DATA SHOWN:
○ ○ ○

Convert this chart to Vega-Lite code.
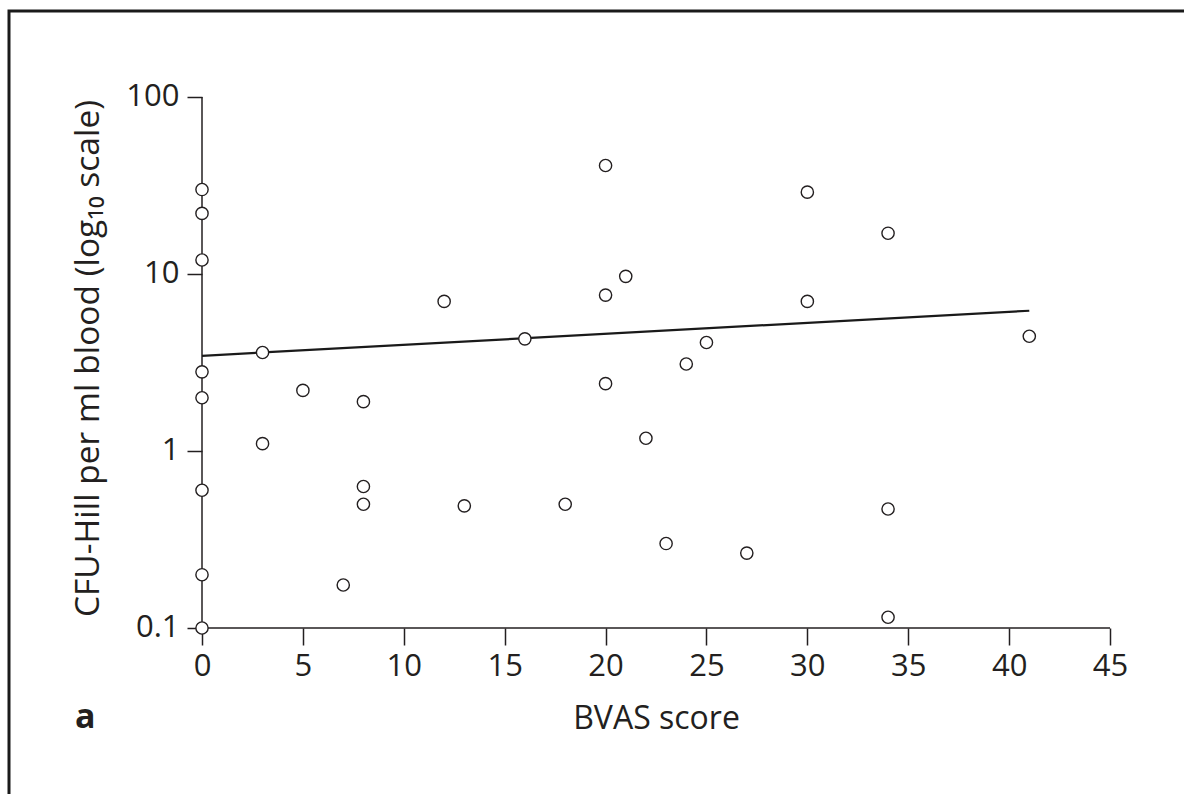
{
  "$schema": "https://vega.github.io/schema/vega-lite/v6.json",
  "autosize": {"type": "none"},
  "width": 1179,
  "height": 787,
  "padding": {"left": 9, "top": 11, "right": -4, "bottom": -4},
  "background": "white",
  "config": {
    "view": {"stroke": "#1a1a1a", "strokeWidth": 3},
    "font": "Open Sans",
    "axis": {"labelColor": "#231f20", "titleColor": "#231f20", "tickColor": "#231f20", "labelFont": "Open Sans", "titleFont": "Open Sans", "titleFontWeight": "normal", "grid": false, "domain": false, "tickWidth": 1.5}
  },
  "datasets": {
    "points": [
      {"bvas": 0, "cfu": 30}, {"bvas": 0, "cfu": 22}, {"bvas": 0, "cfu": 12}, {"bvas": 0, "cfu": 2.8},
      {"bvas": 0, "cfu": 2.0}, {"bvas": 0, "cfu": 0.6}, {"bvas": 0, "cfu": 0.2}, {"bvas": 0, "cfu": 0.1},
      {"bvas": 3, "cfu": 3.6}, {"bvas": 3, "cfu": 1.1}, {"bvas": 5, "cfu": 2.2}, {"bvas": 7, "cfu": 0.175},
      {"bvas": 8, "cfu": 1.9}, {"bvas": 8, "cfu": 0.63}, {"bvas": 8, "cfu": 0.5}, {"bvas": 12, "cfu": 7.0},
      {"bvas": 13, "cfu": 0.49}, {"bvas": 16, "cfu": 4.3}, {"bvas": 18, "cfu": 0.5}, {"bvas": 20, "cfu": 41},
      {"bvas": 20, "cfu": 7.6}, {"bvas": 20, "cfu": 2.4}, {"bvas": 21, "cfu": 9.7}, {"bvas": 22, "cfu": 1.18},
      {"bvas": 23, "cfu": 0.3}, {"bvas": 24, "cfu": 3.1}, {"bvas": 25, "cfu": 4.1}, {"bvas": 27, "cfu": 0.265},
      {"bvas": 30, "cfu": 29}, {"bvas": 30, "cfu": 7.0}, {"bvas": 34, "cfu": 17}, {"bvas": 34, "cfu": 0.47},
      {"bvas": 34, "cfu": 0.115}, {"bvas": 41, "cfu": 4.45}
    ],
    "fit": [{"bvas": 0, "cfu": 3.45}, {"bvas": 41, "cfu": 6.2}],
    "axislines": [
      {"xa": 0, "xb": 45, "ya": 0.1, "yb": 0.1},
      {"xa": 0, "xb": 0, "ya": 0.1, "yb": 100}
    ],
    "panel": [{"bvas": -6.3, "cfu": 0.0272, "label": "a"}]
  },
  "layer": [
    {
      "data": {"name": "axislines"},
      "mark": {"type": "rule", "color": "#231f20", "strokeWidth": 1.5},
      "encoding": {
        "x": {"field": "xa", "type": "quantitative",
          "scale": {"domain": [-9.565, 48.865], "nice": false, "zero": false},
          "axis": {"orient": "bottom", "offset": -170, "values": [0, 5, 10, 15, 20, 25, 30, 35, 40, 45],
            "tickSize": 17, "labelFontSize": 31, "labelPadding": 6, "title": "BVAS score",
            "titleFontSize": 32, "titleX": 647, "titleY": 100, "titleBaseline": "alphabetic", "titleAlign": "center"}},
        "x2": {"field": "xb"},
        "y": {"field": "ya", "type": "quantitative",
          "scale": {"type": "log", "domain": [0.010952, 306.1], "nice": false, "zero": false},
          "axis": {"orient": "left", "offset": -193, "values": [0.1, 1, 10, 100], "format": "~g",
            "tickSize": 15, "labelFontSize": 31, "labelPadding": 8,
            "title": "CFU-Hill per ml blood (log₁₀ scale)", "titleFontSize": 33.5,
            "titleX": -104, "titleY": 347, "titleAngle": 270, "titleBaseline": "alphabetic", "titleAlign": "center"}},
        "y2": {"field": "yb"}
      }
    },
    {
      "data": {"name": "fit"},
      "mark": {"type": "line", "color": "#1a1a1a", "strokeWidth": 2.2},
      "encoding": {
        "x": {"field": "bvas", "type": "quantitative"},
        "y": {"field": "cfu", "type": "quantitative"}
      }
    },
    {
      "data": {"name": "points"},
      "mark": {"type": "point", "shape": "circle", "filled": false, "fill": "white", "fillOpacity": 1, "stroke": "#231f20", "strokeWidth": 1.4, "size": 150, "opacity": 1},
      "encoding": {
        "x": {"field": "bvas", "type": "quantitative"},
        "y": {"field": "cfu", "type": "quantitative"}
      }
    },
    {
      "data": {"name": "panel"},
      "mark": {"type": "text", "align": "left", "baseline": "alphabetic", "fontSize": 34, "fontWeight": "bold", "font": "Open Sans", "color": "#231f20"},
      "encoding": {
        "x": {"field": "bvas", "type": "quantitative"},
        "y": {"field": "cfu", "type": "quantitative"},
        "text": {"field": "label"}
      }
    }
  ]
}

○ ○ ○

TASK TO CARRY OUT:
Leave out the pictures and output the rest of the material exactly as written.

SOLVED PROBLEM:
Convert this chart to Vega-Lite code.
{
  "$schema": "https://vega.github.io/schema/vega-lite/v6.json",
  "autosize": {"type": "none"},
  "width": 1179,
  "height": 787,
  "padding": {"left": 9, "top": 11, "right": -4, "bottom": -4},
  "background": "white",
  "config": {
    "view": {"stroke": "#1a1a1a", "strokeWidth": 3},
    "font": "Open Sans",
    "axis": {"labelColor": "#231f20", "titleColor": "#231f20", "tickColor": "#231f20", "labelFont": "Open Sans", "titleFont": "Open Sans", "titleFontWeight": "normal", "grid": false, "domain": false, "tickWidth": 1.5}
  },
  "datasets": {
    "points": [
      {"bvas": 0, "cfu": 30}, {"bvas": 0, "cfu": 22}, {"bvas": 0, "cfu": 12}, {"bvas": 0, "cfu": 2.8},
      {"bvas": 0, "cfu": 2.0}, {"bvas": 0, "cfu": 0.6}, {"bvas": 0, "cfu": 0.2}, {"bvas": 0, "cfu": 0.1},
      {"bvas": 3, "cfu": 3.6}, {"bvas": 3, "cfu": 1.1}, {"bvas": 5, "cfu": 2.2}, {"bvas": 7, "cfu": 0.175},
      {"bvas": 8, "cfu": 1.9}, {"bvas": 8, "cfu": 0.63}, {"bvas": 8, "cfu": 0.5}, {"bvas": 12, "cfu": 7.0},
      {"bvas": 13, "cfu": 0.49}, {"bvas": 16, "cfu": 4.3}, {"bvas": 18, "cfu": 0.5}, {"bvas": 20, "cfu": 41},
      {"bvas": 20, "cfu": 7.6}, {"bvas": 20, "cfu": 2.4}, {"bvas": 21, "cfu": 9.7}, {"bvas": 22, "cfu": 1.18},
      {"bvas": 23, "cfu": 0.3}, {"bvas": 24, "cfu": 3.1}, {"bvas": 25, "cfu": 4.1}, {"bvas": 27, "cfu": 0.265},
      {"bvas": 30, "cfu": 29}, {"bvas": 30, "cfu": 7.0}, {"bvas": 34, "cfu": 17}, {"bvas": 34, "cfu": 0.47},
      {"bvas": 34, "cfu": 0.115}, {"bvas": 41, "cfu": 4.45}
    ],
    "fit": [{"bvas": 0, "cfu": 3.45}, {"bvas": 41, "cfu": 6.2}],
    "axislines": [
      {"xa": 0, "xb": 45, "ya": 0.1, "yb": 0.1},
      {"xa": 0, "xb": 0, "ya": 0.1, "yb": 100}
    ],
    "panel": [{"bvas": -6.3, "cfu": 0.0272, "label": "a"}]
  },
  "layer": [
    {
      "data": {"name": "axislines"},
      "mark": {"type": "rule", "color": "#231f20", "strokeWidth": 1.5},
      "encoding": {
        "x": {"field": "xa", "type": "quantitative",
          "scale": {"domain": [-9.565, 48.865], "nice": false, "zero": false},
          "axis": {"orient": "bottom", "offset": -170, "values": [0, 5, 10, 15, 20, 25, 30, 35, 40, 45],
            "tickSize": 17, "labelFontSize": 31, "labelPadding": 6, "title": "BVAS score",
            "titleFontSize": 32, "titleX": 647, "titleY": 100, "titleBaseline": "alphabetic", "titleAlign": "center"}},
        "x2": {"field": "xb"},
        "y": {"field": "ya", "type": "quantitative",
          "scale": {"type": "log", "domain": [0.010952, 306.1], "nice": false, "zero": false},
          "axis": {"orient": "left", "offset": -193, "values": [0.1, 1, 10, 100], "format": "~g",
            "tickSize": 15, "labelFontSize": 31, "labelPadding": 8,
            "title": "CFU-Hill per ml blood (log₁₀ scale)", "titleFontSize": 33.5,
            "titleX": -104, "titleY": 347, "titleAngle": 270, "titleBaseline": "alphabetic", "titleAlign": "center"}},
        "y2": {"field": "yb"}
      }
    },
    {
      "data": {"name": "fit"},
      "mark": {"type": "line", "color": "#1a1a1a", "strokeWidth": 2.2},
      "encoding": {
        "x": {"field": "bvas", "type": "quantitative"},
        "y": {"field": "cfu", "type": "quantitative"}
      }
    },
    {
      "data": {"name": "points"},
      "mark": {"type": "point", "shape": "circle", "filled": false, "fill": "white", "fillOpacity": 1, "stroke": "#231f20", "strokeWidth": 1.4, "size": 150, "opacity": 1},
      "encoding": {
        "x": {"field": "bvas", "type": "quantitative"},
        "y": {"field": "cfu", "type": "quantitative"}
      }
    },
    {
      "data": {"name": "panel"},
      "mark": {"type": "text", "align": "left", "baseline": "alphabetic", "fontSize": 34, "fontWeight": "bold", "font": "Open Sans", "color": "#231f20"},
      "encoding": {
        "x": {"field": "bvas", "type": "quantitative"},
        "y": {"field": "cfu", "type": "quantitative"},
        "text": {"field": "label"}
      }
    }
  ]
}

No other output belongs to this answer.